Problem -
Each line that includes "diagram" counts once; give the total and nothing besides.

Supplied records -
..............................

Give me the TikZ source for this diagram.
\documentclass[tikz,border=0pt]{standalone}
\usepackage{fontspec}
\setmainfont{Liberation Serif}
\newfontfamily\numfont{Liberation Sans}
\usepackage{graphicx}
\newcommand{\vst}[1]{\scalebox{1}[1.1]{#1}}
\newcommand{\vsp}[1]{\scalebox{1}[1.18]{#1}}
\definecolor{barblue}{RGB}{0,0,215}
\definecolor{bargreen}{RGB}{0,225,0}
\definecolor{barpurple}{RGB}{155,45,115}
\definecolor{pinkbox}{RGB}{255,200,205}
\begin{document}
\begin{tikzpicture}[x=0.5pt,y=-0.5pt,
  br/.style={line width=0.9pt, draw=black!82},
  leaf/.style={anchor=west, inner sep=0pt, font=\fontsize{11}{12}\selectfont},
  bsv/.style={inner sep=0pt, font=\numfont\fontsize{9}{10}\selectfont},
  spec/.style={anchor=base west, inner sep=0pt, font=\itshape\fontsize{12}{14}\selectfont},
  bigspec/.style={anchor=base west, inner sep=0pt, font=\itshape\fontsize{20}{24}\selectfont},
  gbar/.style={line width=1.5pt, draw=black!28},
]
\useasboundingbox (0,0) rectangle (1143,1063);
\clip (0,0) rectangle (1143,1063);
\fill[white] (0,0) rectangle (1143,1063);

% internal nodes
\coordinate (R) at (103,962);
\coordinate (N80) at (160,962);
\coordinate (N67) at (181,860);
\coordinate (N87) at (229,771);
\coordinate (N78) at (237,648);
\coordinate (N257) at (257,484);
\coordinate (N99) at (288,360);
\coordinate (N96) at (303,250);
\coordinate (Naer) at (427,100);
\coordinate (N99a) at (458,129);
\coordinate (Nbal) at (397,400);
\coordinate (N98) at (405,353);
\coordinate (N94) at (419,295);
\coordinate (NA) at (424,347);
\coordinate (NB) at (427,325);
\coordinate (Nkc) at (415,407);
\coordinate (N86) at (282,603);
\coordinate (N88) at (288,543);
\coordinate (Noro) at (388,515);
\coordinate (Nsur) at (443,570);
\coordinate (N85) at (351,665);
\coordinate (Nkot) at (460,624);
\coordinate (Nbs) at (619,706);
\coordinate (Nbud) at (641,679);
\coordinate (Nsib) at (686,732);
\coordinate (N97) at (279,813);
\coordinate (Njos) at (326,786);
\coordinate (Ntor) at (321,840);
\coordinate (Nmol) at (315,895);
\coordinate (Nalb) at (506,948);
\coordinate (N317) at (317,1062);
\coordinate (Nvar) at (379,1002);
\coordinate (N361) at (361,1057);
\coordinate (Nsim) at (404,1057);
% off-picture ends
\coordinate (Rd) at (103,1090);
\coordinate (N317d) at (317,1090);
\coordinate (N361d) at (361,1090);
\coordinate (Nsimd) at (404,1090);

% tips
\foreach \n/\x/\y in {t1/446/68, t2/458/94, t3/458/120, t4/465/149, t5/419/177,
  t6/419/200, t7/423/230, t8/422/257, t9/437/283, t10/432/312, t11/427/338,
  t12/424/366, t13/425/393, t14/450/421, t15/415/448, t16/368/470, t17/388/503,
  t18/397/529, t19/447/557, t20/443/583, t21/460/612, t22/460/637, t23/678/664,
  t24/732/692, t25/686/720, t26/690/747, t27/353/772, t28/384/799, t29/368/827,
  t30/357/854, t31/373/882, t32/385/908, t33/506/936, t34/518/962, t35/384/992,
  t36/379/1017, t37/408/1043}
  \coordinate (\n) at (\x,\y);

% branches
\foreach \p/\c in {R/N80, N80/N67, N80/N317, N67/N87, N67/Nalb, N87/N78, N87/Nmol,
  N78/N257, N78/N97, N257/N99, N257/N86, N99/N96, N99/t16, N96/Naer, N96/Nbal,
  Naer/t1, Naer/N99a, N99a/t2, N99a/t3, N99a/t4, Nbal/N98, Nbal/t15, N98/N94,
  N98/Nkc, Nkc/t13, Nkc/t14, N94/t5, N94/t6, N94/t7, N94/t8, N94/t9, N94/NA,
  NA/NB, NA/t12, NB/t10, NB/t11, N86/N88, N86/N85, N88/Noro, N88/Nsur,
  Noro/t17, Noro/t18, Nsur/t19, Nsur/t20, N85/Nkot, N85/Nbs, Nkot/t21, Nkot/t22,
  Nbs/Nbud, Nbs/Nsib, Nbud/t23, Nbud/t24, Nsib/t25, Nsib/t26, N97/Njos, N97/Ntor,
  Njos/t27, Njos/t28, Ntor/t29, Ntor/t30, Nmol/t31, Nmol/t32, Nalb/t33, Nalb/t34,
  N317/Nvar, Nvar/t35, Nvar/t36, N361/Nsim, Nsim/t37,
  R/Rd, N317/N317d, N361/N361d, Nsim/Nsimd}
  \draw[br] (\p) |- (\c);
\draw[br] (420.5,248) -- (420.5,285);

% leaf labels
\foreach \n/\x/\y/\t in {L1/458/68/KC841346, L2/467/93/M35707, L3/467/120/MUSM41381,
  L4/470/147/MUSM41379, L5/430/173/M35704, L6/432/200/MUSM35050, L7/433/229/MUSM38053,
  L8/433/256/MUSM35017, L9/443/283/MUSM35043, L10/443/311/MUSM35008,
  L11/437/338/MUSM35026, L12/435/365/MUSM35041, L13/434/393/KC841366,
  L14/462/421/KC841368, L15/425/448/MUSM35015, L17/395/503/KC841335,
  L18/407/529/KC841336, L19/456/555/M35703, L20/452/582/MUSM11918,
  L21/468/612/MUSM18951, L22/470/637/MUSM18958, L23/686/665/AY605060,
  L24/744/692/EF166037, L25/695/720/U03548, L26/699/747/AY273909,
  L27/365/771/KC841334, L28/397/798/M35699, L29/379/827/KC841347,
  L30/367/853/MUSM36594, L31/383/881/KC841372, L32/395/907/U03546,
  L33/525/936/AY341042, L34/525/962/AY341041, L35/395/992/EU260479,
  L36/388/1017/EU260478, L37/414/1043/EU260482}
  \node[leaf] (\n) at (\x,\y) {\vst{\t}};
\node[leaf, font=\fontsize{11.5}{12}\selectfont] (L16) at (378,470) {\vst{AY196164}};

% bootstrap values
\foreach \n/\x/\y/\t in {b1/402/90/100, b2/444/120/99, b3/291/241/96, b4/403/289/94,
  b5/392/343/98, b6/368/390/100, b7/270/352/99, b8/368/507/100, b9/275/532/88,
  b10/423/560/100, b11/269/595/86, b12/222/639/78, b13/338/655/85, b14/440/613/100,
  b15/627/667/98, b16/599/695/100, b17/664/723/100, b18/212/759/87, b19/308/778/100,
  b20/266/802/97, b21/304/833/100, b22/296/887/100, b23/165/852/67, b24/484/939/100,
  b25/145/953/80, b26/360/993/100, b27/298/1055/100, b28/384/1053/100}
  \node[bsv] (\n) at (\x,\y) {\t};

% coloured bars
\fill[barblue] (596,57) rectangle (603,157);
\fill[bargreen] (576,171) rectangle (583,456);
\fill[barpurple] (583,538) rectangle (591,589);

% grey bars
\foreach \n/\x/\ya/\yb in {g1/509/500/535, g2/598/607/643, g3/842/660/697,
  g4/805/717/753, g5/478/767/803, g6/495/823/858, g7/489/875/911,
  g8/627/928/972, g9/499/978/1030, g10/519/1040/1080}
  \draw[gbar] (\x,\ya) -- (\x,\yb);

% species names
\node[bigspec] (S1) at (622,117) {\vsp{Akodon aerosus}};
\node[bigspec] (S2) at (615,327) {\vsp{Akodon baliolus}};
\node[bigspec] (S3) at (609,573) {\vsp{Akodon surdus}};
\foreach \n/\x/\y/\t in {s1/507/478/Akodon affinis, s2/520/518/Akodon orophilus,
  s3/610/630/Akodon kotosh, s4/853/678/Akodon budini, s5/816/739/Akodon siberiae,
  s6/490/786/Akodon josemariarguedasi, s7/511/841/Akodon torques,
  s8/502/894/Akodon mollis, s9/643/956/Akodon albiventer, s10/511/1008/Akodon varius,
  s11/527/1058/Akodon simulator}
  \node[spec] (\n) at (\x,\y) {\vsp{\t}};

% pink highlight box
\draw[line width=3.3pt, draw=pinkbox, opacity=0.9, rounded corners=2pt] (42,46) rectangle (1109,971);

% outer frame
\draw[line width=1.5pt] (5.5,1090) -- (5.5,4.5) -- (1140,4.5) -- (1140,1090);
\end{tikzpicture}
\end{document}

..............................

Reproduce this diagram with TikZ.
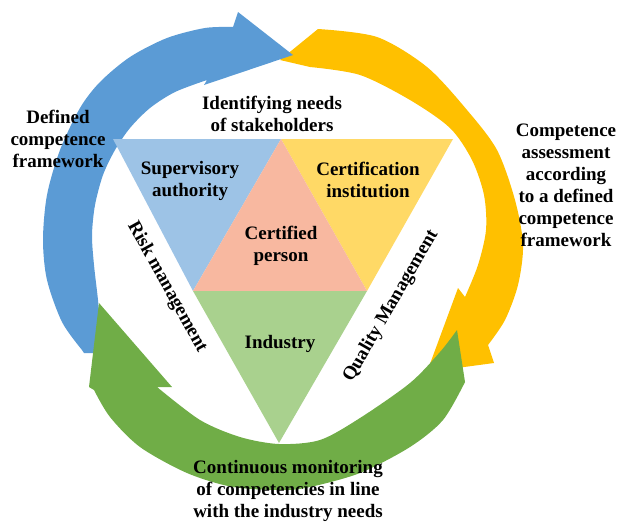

..............................

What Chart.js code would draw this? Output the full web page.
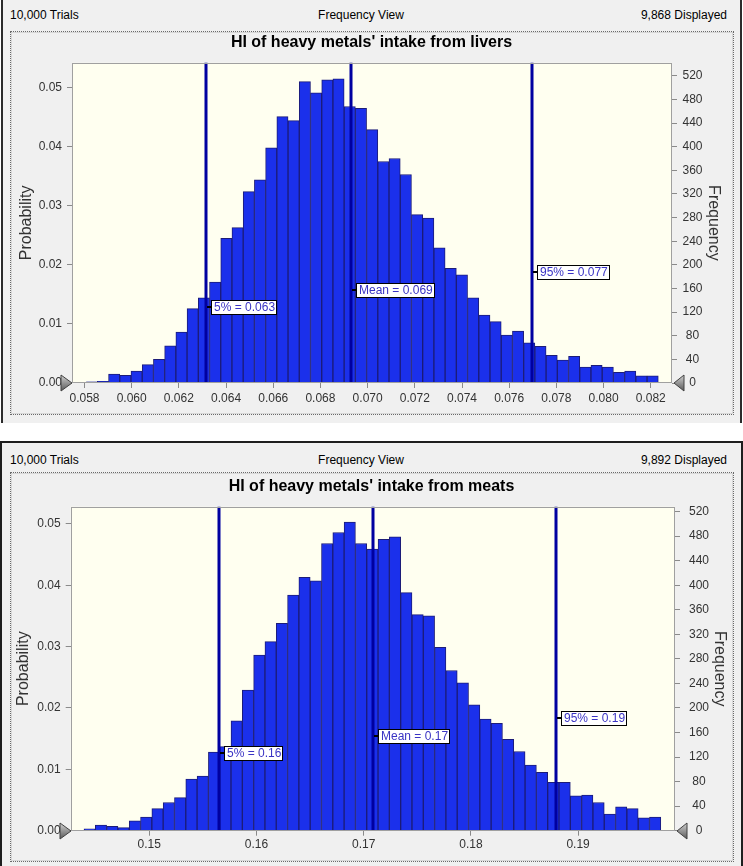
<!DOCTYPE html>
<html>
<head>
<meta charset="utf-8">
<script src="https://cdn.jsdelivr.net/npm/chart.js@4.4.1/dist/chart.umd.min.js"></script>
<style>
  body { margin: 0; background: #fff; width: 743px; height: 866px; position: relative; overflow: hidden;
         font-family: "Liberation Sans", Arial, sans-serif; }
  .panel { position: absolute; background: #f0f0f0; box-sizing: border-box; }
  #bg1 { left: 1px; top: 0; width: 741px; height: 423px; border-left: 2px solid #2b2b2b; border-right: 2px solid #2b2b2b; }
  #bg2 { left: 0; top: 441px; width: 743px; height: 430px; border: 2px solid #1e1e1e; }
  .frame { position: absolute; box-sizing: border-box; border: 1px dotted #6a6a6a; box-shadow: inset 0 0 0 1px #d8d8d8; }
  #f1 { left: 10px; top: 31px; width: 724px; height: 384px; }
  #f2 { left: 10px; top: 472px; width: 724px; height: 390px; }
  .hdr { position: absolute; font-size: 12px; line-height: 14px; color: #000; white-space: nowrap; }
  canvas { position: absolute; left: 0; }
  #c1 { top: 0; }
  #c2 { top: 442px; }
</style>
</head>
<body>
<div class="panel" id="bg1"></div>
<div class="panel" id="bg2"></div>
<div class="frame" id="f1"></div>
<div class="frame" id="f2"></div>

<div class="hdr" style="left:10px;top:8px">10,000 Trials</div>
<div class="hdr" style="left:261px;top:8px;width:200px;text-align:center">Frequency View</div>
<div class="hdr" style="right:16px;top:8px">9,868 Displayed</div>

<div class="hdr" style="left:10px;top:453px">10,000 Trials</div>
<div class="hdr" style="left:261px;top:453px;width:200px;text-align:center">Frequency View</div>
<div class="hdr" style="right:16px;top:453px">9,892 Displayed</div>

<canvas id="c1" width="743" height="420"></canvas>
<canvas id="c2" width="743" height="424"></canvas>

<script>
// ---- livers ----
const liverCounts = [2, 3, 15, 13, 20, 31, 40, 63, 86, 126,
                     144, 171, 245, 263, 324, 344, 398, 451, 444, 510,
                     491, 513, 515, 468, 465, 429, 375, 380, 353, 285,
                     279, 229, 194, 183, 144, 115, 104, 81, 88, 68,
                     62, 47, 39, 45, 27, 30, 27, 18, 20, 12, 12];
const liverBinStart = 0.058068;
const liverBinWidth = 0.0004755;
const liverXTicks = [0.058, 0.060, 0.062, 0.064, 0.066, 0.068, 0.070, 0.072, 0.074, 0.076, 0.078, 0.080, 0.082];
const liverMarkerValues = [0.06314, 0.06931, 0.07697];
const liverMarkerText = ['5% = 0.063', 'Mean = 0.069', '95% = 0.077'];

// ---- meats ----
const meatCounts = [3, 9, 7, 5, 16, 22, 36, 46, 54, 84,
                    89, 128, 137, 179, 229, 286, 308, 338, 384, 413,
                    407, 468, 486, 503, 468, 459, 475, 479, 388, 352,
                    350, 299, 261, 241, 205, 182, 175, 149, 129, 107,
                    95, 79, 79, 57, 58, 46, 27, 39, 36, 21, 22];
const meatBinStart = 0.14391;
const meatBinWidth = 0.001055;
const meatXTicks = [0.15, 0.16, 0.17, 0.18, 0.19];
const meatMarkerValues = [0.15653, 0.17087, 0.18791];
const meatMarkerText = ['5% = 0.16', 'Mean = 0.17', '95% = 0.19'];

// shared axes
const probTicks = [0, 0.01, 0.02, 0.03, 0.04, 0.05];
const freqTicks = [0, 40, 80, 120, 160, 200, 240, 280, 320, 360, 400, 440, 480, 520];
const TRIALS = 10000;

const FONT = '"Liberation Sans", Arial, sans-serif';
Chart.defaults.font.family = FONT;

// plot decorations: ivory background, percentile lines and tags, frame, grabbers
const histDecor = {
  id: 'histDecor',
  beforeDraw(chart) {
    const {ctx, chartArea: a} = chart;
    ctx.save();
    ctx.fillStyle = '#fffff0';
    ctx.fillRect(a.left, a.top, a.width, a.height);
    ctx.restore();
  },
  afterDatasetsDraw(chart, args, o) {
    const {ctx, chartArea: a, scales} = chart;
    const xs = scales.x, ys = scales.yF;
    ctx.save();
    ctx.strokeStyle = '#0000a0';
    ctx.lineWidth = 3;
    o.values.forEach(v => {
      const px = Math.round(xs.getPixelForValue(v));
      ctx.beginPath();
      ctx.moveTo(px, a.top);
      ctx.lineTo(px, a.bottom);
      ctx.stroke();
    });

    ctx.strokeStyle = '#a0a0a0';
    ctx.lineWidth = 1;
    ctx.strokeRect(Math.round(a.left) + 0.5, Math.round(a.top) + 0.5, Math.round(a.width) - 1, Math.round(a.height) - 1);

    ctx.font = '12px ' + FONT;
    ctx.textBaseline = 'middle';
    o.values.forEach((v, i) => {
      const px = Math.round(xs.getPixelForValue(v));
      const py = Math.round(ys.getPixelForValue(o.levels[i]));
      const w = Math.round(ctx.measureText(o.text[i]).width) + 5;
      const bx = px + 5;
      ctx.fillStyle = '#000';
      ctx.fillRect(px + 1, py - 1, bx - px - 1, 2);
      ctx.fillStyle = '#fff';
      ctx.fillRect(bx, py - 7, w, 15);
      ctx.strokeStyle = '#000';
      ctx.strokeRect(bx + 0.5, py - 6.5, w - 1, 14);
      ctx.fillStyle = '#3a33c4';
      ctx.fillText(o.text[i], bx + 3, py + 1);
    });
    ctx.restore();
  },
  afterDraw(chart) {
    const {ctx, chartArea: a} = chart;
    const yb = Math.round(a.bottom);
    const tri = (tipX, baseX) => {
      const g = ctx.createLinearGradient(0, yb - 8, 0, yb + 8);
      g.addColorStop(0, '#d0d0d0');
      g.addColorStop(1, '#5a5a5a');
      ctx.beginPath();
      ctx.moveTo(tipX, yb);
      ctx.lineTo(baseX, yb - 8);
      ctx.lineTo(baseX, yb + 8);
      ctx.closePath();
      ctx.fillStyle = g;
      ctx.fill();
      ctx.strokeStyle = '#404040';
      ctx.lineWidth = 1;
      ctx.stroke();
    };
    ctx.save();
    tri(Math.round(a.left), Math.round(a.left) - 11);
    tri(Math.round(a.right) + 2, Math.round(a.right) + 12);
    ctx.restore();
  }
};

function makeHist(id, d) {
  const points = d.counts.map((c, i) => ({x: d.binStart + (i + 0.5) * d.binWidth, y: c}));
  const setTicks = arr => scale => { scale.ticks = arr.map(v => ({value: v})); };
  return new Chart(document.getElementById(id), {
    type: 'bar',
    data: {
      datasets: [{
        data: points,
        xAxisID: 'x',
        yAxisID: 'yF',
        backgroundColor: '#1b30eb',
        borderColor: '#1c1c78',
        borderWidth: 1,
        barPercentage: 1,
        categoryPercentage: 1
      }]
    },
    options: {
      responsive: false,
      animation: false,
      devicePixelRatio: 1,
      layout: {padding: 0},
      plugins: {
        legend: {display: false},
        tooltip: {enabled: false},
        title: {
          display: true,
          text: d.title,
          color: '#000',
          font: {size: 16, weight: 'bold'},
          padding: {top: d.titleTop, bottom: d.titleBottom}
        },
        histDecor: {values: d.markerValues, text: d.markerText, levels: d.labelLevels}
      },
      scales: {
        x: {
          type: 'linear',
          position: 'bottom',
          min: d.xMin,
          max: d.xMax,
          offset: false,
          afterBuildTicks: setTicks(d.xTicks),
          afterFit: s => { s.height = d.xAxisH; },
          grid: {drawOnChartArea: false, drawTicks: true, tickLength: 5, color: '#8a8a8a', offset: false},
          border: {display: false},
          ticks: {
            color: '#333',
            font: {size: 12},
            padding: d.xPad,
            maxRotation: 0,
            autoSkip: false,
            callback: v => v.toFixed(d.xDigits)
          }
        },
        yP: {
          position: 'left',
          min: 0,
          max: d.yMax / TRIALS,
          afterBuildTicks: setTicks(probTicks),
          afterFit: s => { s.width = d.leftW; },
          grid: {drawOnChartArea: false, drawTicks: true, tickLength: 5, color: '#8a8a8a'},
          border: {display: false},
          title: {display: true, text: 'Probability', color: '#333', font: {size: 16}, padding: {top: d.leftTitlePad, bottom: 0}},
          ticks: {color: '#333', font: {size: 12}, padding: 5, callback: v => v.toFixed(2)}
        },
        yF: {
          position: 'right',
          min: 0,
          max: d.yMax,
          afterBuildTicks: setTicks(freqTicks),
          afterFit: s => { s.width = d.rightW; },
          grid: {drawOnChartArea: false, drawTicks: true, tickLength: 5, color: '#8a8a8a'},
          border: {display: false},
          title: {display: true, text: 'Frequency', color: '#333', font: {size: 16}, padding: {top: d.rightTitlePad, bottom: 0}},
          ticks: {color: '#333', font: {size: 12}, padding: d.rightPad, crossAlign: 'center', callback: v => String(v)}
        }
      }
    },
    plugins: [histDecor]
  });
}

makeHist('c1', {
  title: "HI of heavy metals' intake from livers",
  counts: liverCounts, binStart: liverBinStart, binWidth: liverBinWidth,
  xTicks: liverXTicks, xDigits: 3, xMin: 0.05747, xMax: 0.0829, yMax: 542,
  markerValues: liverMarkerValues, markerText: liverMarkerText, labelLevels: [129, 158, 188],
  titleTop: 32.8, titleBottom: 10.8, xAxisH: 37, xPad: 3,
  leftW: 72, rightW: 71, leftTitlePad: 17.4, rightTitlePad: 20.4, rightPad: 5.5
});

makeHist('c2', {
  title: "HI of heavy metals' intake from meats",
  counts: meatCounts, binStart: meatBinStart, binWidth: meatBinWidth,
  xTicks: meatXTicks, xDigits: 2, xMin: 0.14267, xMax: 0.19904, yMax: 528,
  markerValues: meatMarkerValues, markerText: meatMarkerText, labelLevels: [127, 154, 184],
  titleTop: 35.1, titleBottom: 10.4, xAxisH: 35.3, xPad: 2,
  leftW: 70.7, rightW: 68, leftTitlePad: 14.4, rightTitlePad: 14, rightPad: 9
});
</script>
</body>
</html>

..............................

Exercise response -
2